Professor Rudy goes on to list eight kinds of costs involved in researching, illustrating and publishing them: Travelling to collections to undertake original research on medieval manuscripts; buying study photographs; paying registration, accommodation and travel fees to share research at conferences; buying high-resolution images for publication; paying for data storage; paying copyright fees; providing free copies of books; paying for production fees ( click here for details of these costs).

“As a result of all these costs, the more I publish, the poorer I am. After working at St Andrews for eight years, I own no property. I have no savings. My pension will be minuscule. Yet I have had to plough most of my disposable income back into research activities that have helped make the university shine. (The Principal’s Office asked me to supply a copy of Postcards on Parchment, as a showpiece or gift for a visitor.)”

“So what needs to be done? If universities actually desire (and reward with promotion) research in the humanities, they need to bring funding into line with costs. US institutions give their professors much more research funding. If we are to keep pace with them on a world stage, then we need more access to resources. I have expressed my willingness for years to work with development to raise money for these activities”.

“Image-holding institutions should rethink their purpose. They can never have enough in-house expertise to fully research all of their holdings. They should be grateful to scholars who are applying their expertise to their collections. The least they can do is to make images available for free. They should also allow researchers to make study photographs and produce high-resolution images for publication at low costs”.

“Digital publishing is simply the most efficient and cost-effective way to get ideas out into the world. We need to fully legitimate digital, online, peer-reviewed publishing and make it the norm. We need to create a world where young people will publish online, without fearing that it will harm their careers”.

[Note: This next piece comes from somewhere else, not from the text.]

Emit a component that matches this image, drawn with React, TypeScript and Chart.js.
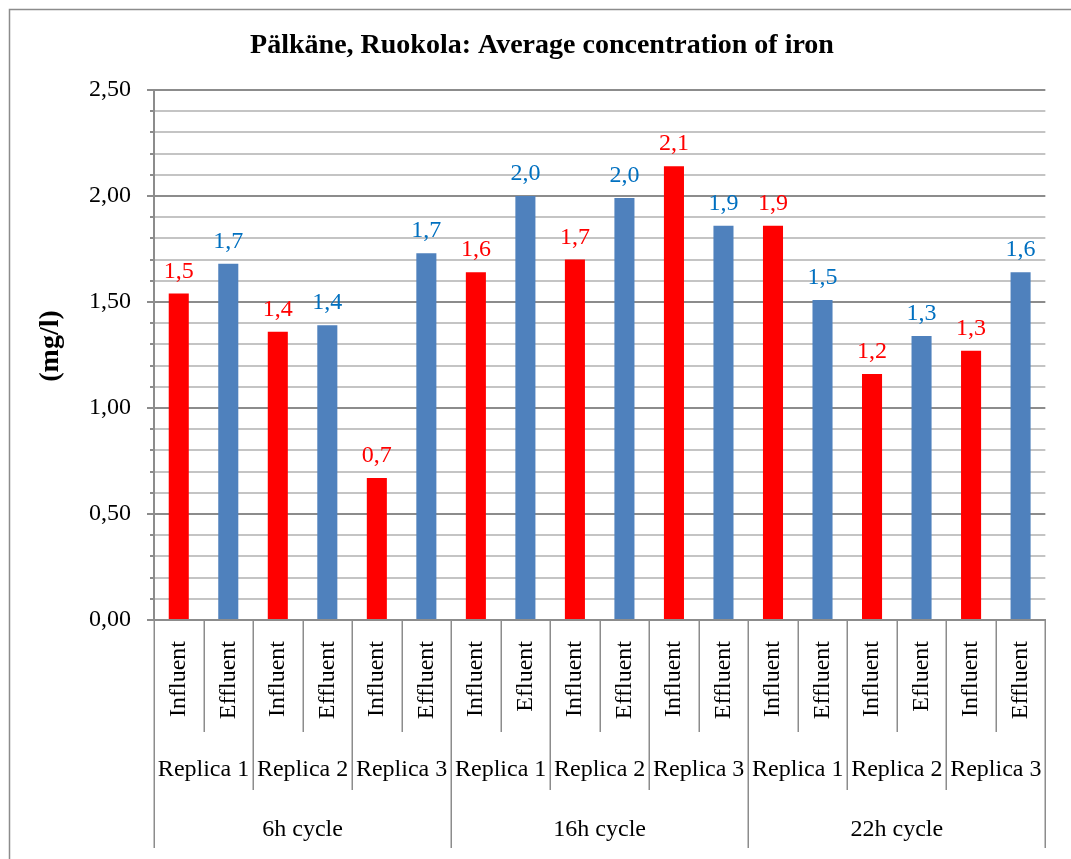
import React, { useEffect, useRef } from 'react';
import { Chart, registerables } from 'chart.js';

Chart.register(...registerables);

const TITLE = 'Pälkäne, Ruokola: Average concentration of iron';
const Y_TITLE = '(mg/l)';

const innerLabels = [
  'Influent', 'Effluent', 'Influent', 'Effluent', 'Influent', 'Effluent',
  'Influent', 'Efluent', 'Influent', 'Effluent', 'Influent', 'Effluent',
  'Influent', 'Effluent', 'Influent', 'Efluent', 'Influent', 'Effluent',
];
const replicaLabels = ['Replica 1', 'Replica 2', 'Replica 3'];
const cycleLabels = ['6h cycle', '16h cycle', '22h cycle'];

const influentValues = [1.54, 1.36, 0.67, 1.64, 1.7, 2.14, 1.86, 1.16, 1.27];
const effluentValues = [1.68, 1.39, 1.73, 2.0, 1.99, 1.86, 1.51, 1.34, 1.64];

const Y_MIN = 0;
const Y_MAX = 2.5;
const Y_STEP = 0.1;
const Y_MAJOR = 0.5;

const INFLUENT_COLOR = '#FF0000';
const EFFLUENT_COLOR = '#4F81BD';
const INFLUENT_LABEL_COLOR = '#FF0000';
const EFFLUENT_LABEL_COLOR = '#0070C0';
const AXIS_COLOR = '#8C8C8C';
const MINOR_COLOR = '#C4C4C4';
const FONT = '"Liberation Serif", "Times New Roman", serif';

const values: number[] = [];
const colors: string[] = [];
influentValues.forEach((v, i) => {
  values.push(v, effluentValues[i]);
  colors.push(INFLUENT_COLOR, EFFLUENT_COLOR);
});

const isMajor = (v: number) => Math.abs(v / Y_MAJOR - Math.round(v / Y_MAJOR)) < 1e-6;
const fmt = (v: number, d: number) => v.toFixed(d).replace('.', ',');

const decorPlugin = {
  id: 'decor',
  afterDraw(chart: any) {
    const ctx = chart.ctx as CanvasRenderingContext2D;
    const xs = chart.scales.x;
    const ys = chart.scales.y;
    const area = chart.chartArea;
    ctx.save();

    // outer chart border (top & left visible)
    ctx.strokeStyle = AXIS_COLOR;
    ctx.lineWidth = 1.5;
    ctx.beginPath();
    ctx.moveTo(9.5, 900);
    ctx.lineTo(9.5, 9.5);
    ctx.lineTo(1100, 9.5);
    ctx.stroke();

    // title
    ctx.fillStyle = '#000';
    ctx.font = `bold 28px ${FONT}`;
    ctx.textAlign = 'center';
    ctx.textBaseline = 'alphabetic';
    ctx.fillText(TITLE, 542, 53);

    // y axis title
    ctx.save();
    ctx.translate(58, 346);
    ctx.rotate(-Math.PI / 2);
    ctx.font = `bold 28px ${FONT}`;
    ctx.fillText(Y_TITLE, 0, 0);
    ctx.restore();

    // y tick marks
    ctx.strokeStyle = AXIS_COLOR;
    ctx.lineWidth = 2;
    ys.ticks.forEach((t: any, i: number) => {
      const py = Math.round(ys.getPixelForTick(i));
      const len = isMajor(t.value) ? 7 : 4;
      ctx.beginPath();
      ctx.moveTo(area.left - len, py);
      ctx.lineTo(area.left, py);
      ctx.stroke();
    });

    // data labels
    const meta = chart.getDatasetMeta(0);
    ctx.font = `24px ${FONT}`;
    ctx.textAlign = 'center';
    ctx.textBaseline = 'alphabetic';
    meta.data.forEach((bar: any, i: number) => {
      ctx.fillStyle = i % 2 === 0 ? INFLUENT_LABEL_COLOR : EFFLUENT_LABEL_COLOR;
      ctx.fillText(fmt(values[i], 1), bar.x, bar.y - 16);
    });

    // multi-level category separators
    const n = innerLabels.length;
    const boundary = (i: number) => {
      if (i === 0) return area.left;
      if (i === n) return area.right;
      return (xs.getPixelForValue(i - 1) + xs.getPixelForValue(i)) / 2;
    };
    ctx.strokeStyle = AXIS_COLOR;
    ctx.lineWidth = 1.5;
    for (let i = 0; i <= n; i++) {
      const bx = Math.round(boundary(i)) + 0.25;
      const end = i % 6 === 0 ? 848 : i % 2 === 0 ? 790 : 732;
      ctx.beginPath();
      ctx.moveTo(bx, area.bottom);
      ctx.lineTo(bx, end);
      ctx.stroke();
    }

    // replica labels
    ctx.fillStyle = '#000';
    ctx.font = `24px ${FONT}`;
    for (let r = 0; r < n / 2; r++) {
      const cx = (boundary(2 * r) + boundary(2 * r + 2)) / 2;
      ctx.fillText(replicaLabels[r % replicaLabels.length], cx, 776);
    }
    // cycle labels
    for (let c = 0; c < cycleLabels.length; c++) {
      const cx = (boundary(6 * c) + boundary(6 * c + 6)) / 2;
      ctx.fillText(cycleLabels[c], cx, 836);
    }
    ctx.restore();
  },
};

export default function App() {
  const ref = useRef<HTMLCanvasElement>(null);
  useEffect(() => {
    if (!ref.current) return;
    const chart = new Chart(ref.current, {
      type: 'bar',
      data: {
        labels: innerLabels,
        datasets: [
          {
            data: values,
            backgroundColor: colors,
            borderWidth: 0,
            barPercentage: 0.405,
            categoryPercentage: 1,
          },
        ],
      },
      options: {
        responsive: false,
        animation: false,
        devicePixelRatio: 1,
        layout: { padding: { top: 90, right: 22, left: 0, bottom: 0 } },
        plugins: {
          legend: { display: false },
          tooltip: { enabled: false },
          title: { display: false },
        },
        scales: {
          x: {
            grid: { display: false, drawTicks: false },
            border: { display: true, color: AXIS_COLOR, width: 2 },
            ticks: {
              autoSkip: false,
              minRotation: 90,
              maxRotation: 90,
              padding: 21,
              color: '#000',
              font: { family: FONT, size: 24 },
            },
            afterFit: (scale: any) => {
              scale.height = 239;
            },
          },
          y: {
            min: Y_MIN,
            max: Y_MAX,
            grid: {
              drawTicks: false,
              lineWidth: 2,
              color: (c: any) => (c.tick && isMajor(c.tick.value) ? AXIS_COLOR : MINOR_COLOR),
            },
            border: { display: true, color: AXIS_COLOR, width: 2 },
            ticks: {
              stepSize: Y_STEP,
              autoSkip: false,
              padding: 23,
              color: '#000',
              font: { family: FONT, size: 24 },
              callback: (v: any) => (isMajor(Number(v)) ? fmt(Number(v), 2) : ''),
            },
            afterFit: (scale: any) => {
              scale.width = 154;
            },
          },
        },
      },
      plugins: [decorPlugin],
    } as any);
    return () => chart.destroy();
  }, []);

  return (
    <div style={{ position: 'fixed', left: 0, top: 0, width: 1071, height: 859, background: '#fff' }}>
      <canvas ref={ref} width={1071} height={859} style={{ display: 'block', width: 1071, height: 859 }} />
    </div>
  );
}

“It sometimes seems to me that academic success is designed for people who are already wealthy, just as first-class seating in airplanes is designed for tall men. Underfunded humanities are an extension of unpaid internships and poorly paid fellowships in museums. Do we really believe that our disciplines are just a decoration and offer viable careers only to those with trust funds”?

Kathryn M. Rudy is professor of art history at the University of St Andrews. Her most recent book is Image, Knife, and Gluepot: Early Assemblage in Manuscript and Print(2019).